WASHINGTON – When Deacon Michael Spurr is ordained to the priesthood June 7, he hopes he can take the example of holiness of Pope Benedict XVI wherever his path of ministry takes him.
A student at Theological College of The Catholic University of America, Deacon Spurr was one of a group of seminary students who welcomed the pope to the Edward J. Pryzbyla University Center on campus April 17. They greeted him as he was on his way to speak to Catholic educators.
“He spoke a lot about our obligations, about preaching and teaching the faith and to really go ahead and place our hope in Christ,” said Deacon Spurr, who is from the Diocese of Raleigh, N.C.
The young deacon expects that Pope Benedict’s repeated call to hope in the goodness of God, even as the church continues to feel the impact of the clergy sexual abuse scandal, will serve as an encouragement “to go out and live our vocations.”

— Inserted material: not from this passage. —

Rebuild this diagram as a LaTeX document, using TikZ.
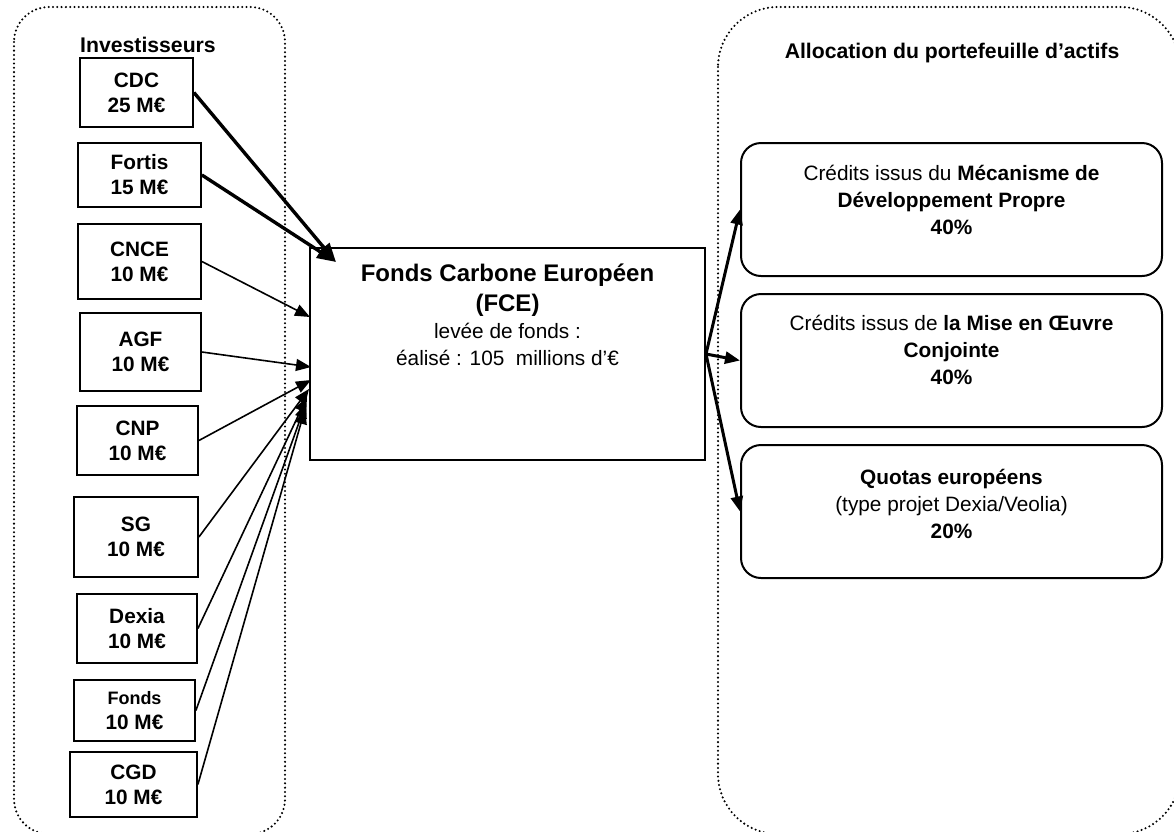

“It reminds us about or obligations to be good and holy priests and to do whatever we can to make sure this never happens again. That’s where we really have to push forward in our vocations and be holy men, good men of prayer and to be good shepherds of the flocks entrusted to us,” he said in an interview with Catholic News Service April 19.
Other Theological College students felt much the same, coming away from their brief encounter with the pope feeling that they can best live out their ministry by following the example of Pope Benedict in proclaiming a hope-filled Gospel message.
John Paul Shimek, a second-year theology student from Milwaukee, was the first seminarian the pontiff approached upon entering the center. “My knees began to shake and my heart began to heart began to beat quickly,” he said. “The words that came to mind is ‘Jesus is coming to me.’“
Thinking about the experience afterward, Shimek said he saw in the pope a person who is deeply in love with Christ.
“It meant to me that if I’m gong to be a good priest I also have to be deeply in love in with Christ. That image of him coming to me meant that I will have to go to people too,” he told CNS.
Seminarian Sean Prince found meeting the pope to be surreal and moving at the same time. He was able to touch Pope Benedict twice – first while he was entering and then as he was leaving his address to educators.
“It definitely impacts your faith, deepens your faith to be in his presence,” said Prince, who is in his first year of studies at Theological College. “He’s an extremely holy man and an excellent model for all priests and seminarians and all the faithful.”